Asker katili, polis katili olduklarını ima etmiştir.

Milli ve yerli olmadıklarını söylemiştir.

Devletin polisi, Erdoğan’ın bu dediklerini ciddiye alarak önüne gelenin evine dalmıştır.

Cumhuriyet savcıları, Erdoğan’ın sözlerini ihbar sayıp adliyeleri “hain” gazetecilerle doldurmuştur.

Atanmış hâkimler, saçma sapan deliller icat edip kalem tutan ellere kelepçeyi taktırmış, gazetecileri kodeslere tıkmıştır.

Yaptıkları hukuksuzlukların yanlarına kâr kalacağına emin olan tüm devlet eşrafı doğuda Kürt çocuklarına kurşun sıkmaktan, batıda gençlerin kafasını gaz fişeğiyle kırmaktan fırsat buldukları anlarda hain gazetecilerin peşine düşmüştür.

Koskoca devlet bir adamın iki dudağı arasına sıkışmış cümlelerle kimsenin gözünün yaşına bakmadan, hak, hukuk tanımadan davranmaya başlamıştır.

Erdoğan kendisine muhalif olan herkesi arenanın ortasına savunmasız bir şekilde fırlatıp atmıştır.

Ahmet Hakan’a kalkan yumruk Recep Tayyip Erdoğan’ın yumruğudur.

Kurtlar vadisi hâline gelmiş memlekette o yumruğu havadan alıp Ahmet Hakan’ın burnuna indirenlerin kimler olduğunun önemi yoktur ki artık!

İftira atan, karakter suikastçılığı yapan, ölümle tehdit eden, devletin elindeki dosyalara savcılardan daha rahat ulaşan, photoshop manşetlerle insanların hayatlarıyla oynayan yalancı ve tetikçi “gazeteciler”i Cumhurbaşkanlığı uçağında dizinin dibinde oturtan bir insanın ruh hâlinin gitgellerine kalmış hâldeyiz.

Onun işaret parmağıyla gösterdiği tüm hedeflere kudurmuşçasına saldıran zavallıların tehdidi altındayız.

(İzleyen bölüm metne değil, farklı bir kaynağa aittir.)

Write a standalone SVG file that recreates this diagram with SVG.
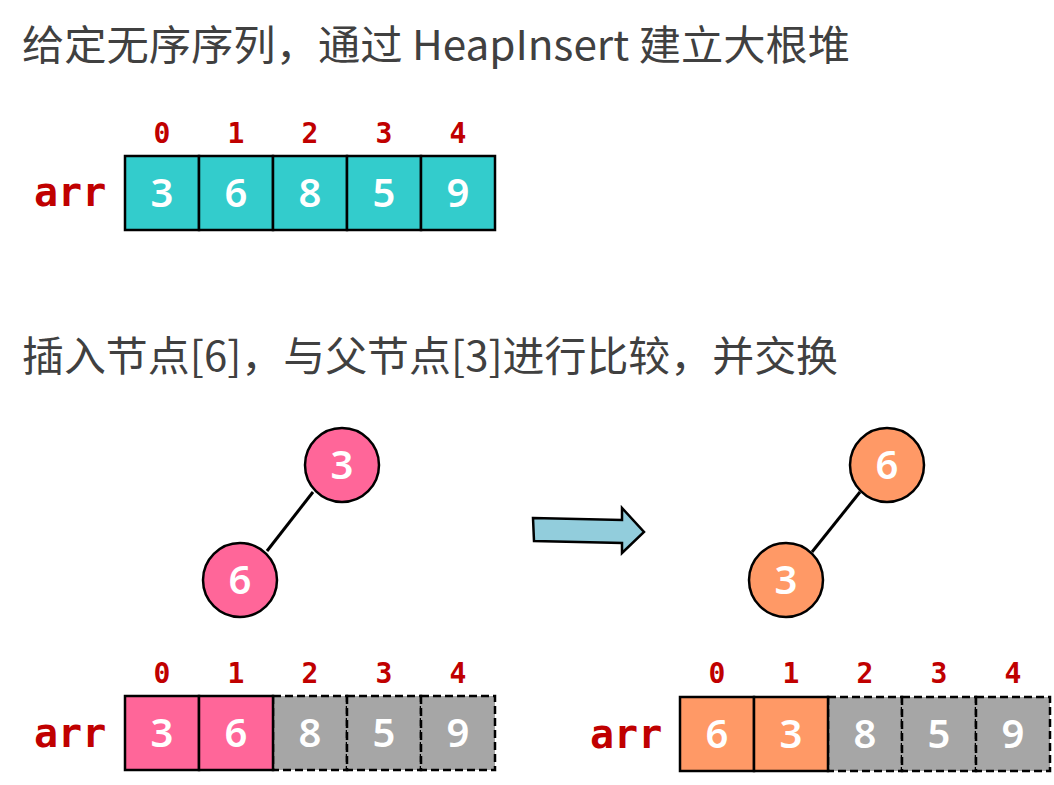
<svg xmlns="http://www.w3.org/2000/svg" width="1054" height="785" viewBox="0 0 1054 785">
<style>
.title{font-family:"Noto Sans CJK SC","Noto Sans",sans-serif;font-size:41px;fill:#404040}
.idx{font-family:"DejaVu Sans Mono","Liberation Mono",monospace;font-weight:bold;font-size:28px;fill:#C00000;text-anchor:middle}
.arr{font-family:"DejaVu Sans Mono","Liberation Mono",monospace;font-weight:bold;font-size:40px;fill:#C00000}
.num{font-family:"Noto Sans","Open Sans",sans-serif;font-weight:600;font-size:40px;fill:#fff;text-anchor:middle}
.teal{fill:#33CCCC;stroke:#000;stroke-width:2.5}
.pink{fill:#FF6699;stroke:#000;stroke-width:2.5}
.orange{fill:#FF9966;stroke:#000;stroke-width:2.5}
.gray{fill:#A6A6A6;stroke:#000;stroke-width:2.5;stroke-dasharray:8 4}
.edge{stroke:#000;stroke-width:3;fill:none}
</style>
<rect width="1054" height="785" fill="#fff"/>
<text class="title" x="22" y="60" textLength="828" lengthAdjust="spacingAndGlyphs">给定无序序列，通过 HeapInsert 建立大根堆</text>
<text class="title" x="22" y="371" textLength="816" lengthAdjust="spacingAndGlyphs">插入节点[6]，与父节点[3]进行比较，并交换</text>

<g id="array-top">
<text class="arr" x="34" y="206">arr</text>
<g class="idx"><text x="162" y="143">0</text><text x="236" y="143">1</text><text x="310" y="143">2</text><text x="384" y="143">3</text><text x="458" y="143">4</text></g>
<rect class="teal" x="125" y="156" width="74" height="74"/>
<rect class="teal" x="199" y="156" width="74" height="74"/>
<rect class="teal" x="273" y="156" width="74" height="74"/>
<rect class="teal" x="347" y="156" width="74" height="74"/>
<rect class="teal" x="421" y="156" width="74" height="74"/>
<text class="num" x="162" y="207">3</text><text class="num" x="236" y="207">6</text><text class="num" x="310" y="207">8</text><text class="num" x="384" y="207">5</text><text class="num" x="458" y="207">9</text>
</g>

<g id="connectors">
<line class="edge" x1="313" y1="492" x2="267" y2="551"/>
<line class="edge" x1="860" y1="492" x2="812" y2="552"/>
<polygon points="533,518 622,520 622,508 644,532 622,553 622,543 534,541" fill="#92CDDC" stroke="#000" stroke-width="2.5" stroke-linejoin="miter"/>
</g>

<g id="tree-left-3"><circle class="pink" cx="342" cy="465" r="37"/><text class="num" x="342" y="479">3</text></g>
<g id="tree-left-6"><circle class="pink" cx="240" cy="580" r="37"/><text class="num" x="240" y="594">6</text></g>
<g id="tree-right-6"><circle class="orange" cx="887" cy="465" r="37"/><text class="num" x="887" y="479">6</text></g>
<g id="tree-right-3"><circle class="orange" cx="786" cy="580" r="37"/><text class="num" x="786" y="594">3</text></g>

<g id="array-left">
<text class="arr" x="34" y="747">arr</text>
<g class="idx"><text x="162" y="683">0</text><text x="236" y="683">1</text><text x="310" y="683">2</text><text x="384" y="683">3</text><text x="458" y="683">4</text></g>
<rect class="gray" x="273" y="696" width="74" height="74"/>
<rect class="gray" x="347" y="696" width="74" height="74"/>
<rect class="gray" x="421" y="696" width="74" height="74"/>
<rect class="pink" x="125" y="696" width="74" height="74"/>
<rect class="pink" x="199" y="696" width="74" height="74"/>
<text class="num" x="162" y="747">3</text><text class="num" x="236" y="747">6</text><text class="num" x="310" y="747">8</text><text class="num" x="384" y="747">5</text><text class="num" x="458" y="747">9</text>
</g>

<g id="array-right">
<text class="arr" x="590" y="748">arr</text>
<g class="idx"><text x="717" y="683">0</text><text x="791" y="683">1</text><text x="865" y="683">2</text><text x="939" y="683">3</text><text x="1013" y="683">4</text></g>
<rect class="gray" x="828" y="697" width="74" height="74"/>
<rect class="gray" x="902" y="697" width="74" height="74"/>
<rect class="gray" x="976" y="697" width="74" height="74"/>
<rect class="orange" x="680" y="697" width="74" height="74"/>
<rect class="orange" x="754" y="697" width="74" height="74"/>
<text class="num" x="717" y="748">6</text><text class="num" x="791" y="748">3</text><text class="num" x="865" y="748">8</text><text class="num" x="939" y="748">5</text><text class="num" x="1013" y="748">9</text>
</g>
</svg>
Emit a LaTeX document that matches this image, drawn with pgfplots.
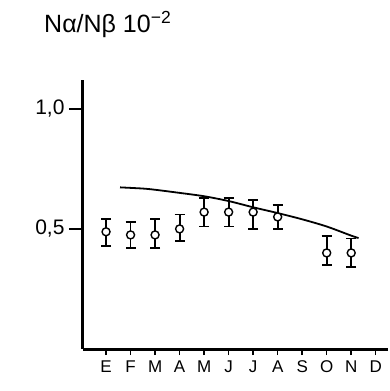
\documentclass[border=0pt]{standalone}
\usepackage{pgfplots}
\pgfplotsset{compat=1.18}
\usepackage{fontspec}
\setmainfont{Liberation Sans}
\begin{document}
\begin{tikzpicture}[x=1pt,y=1pt]
\path (0,0) rectangle (390,391);
\node[anchor=base west,font=\fontsize{25}{27}\selectfont,inner sep=0pt] at (44,358) {Nα/Nβ 10\textsuperscript{−2}};
\begin{axis}[
  at={(83pt,42pt)}, anchor=origin,
  scale only axis, width=305pt, height=269pt,
  xmin=0.06, xmax=12.5, ymin=0, ymax=1.12,
  axis x line=bottom, axis y line=left,
  axis line style={line width=3pt,-},
  xtick={1,...,12},
  xticklabels={E,F,M,A,M,J,J,A,S,O,N,D},
  ytick=\empty,
  extra y ticks={0.5,1.0},
  extra y tick labels={0{,}5,1{,}0},
  extra y tick style={major tick length=14pt},
  minor ytick={0.1,0.2,0.3,0.4,0.6,0.7,0.8,0.9},
  tick align=outside,
  major tick length=6pt, minor tick length=6pt,
  every tick/.style={line width=1.5pt,black},
  yticklabel style={font=\fontsize{21}{23}\selectfont, xshift=-1pt},
  xticklabel style={font=\fontsize{17}{19}\selectfont, text height=12.5pt, text depth=0pt, yshift=-1pt},
  /pgf/number format/assume math mode=true,
  clip=false,
]
\addplot[black, line width=1.8pt, smooth] coordinates {
 (1.57,0.673) (2.5,0.668) (3,0.663) (4,0.650) (5,0.636) (6,0.616) (7,0.590)
 (8,0.566) (9,0.540) (10,0.510) (11,0.472) (11.3,0.462)
};
\addplot[black, only marks, line width=1.4pt,
  mark=*, mark size=4pt, mark options={fill=white, line width=1.4pt},
  error bars/.cd, y dir=both, y explicit,
  error bar style={line width=1.8pt},
  error mark options={rotate=90, mark size=5pt, line width=1.8pt}]
coordinates {
 (1,0.488) += (0,0.052) -= (0,0.058)
 (2,0.475) += (0,0.055) -= (0,0.055)
 (3,0.475) += (0,0.065) -= (0,0.055)
 (4,0.500) += (0,0.060) -= (0,0.050)
 (5,0.570) += (0,0.060) -= (0,0.060)
 (6,0.570) += (0,0.060) -= (0,0.060)
 (7,0.570) += (0,0.050) -= (0,0.070)
 (8,0.550) += (0,0.050) -= (0,0.050)
 (10,0.400) += (0,0.070) -= (0,0.050)
 (11,0.400) += (0,0.060) -= (0,0.060)
};
\end{axis}
\end{tikzpicture}
\end{document}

Tam da böylesi dönemlerde kahpece katledilen dostlarımızın faillerini kahraman ilan eden zihniyetten merhamet falan beklediğimiz yok zaten.

Ama şunu beklemek hakkımız; biraz mert olsunlar.

Gidip Birleşmiş Milletler binalarında memleketi gazeteciler için cennet gibi tarif edip durmasınlar.

“Gücümüz var canlarına okuyoruz” desinler.

“Bize name yapanın binasını basar genel yayın yönetmenine kelepçeyi basarız” desinler.

“Kulağından tuttuğumuzu terrorist ilan eder F tipine tıkarız” desinler.

“Maliyeciyi kapılarına dayar canlarına okuruz” desinler.

“İstesek her birini sokakta yürüyemez hâle getiririz” desinler.

“Yumruğu biz kaldırırız, bir indiren çıkar elbet” desinler.

Sözü kıvırıp durmaya gerek yok, net olsunlar.

Çünkü Kasımpaşalı olmak biraz da bunu gerektirir.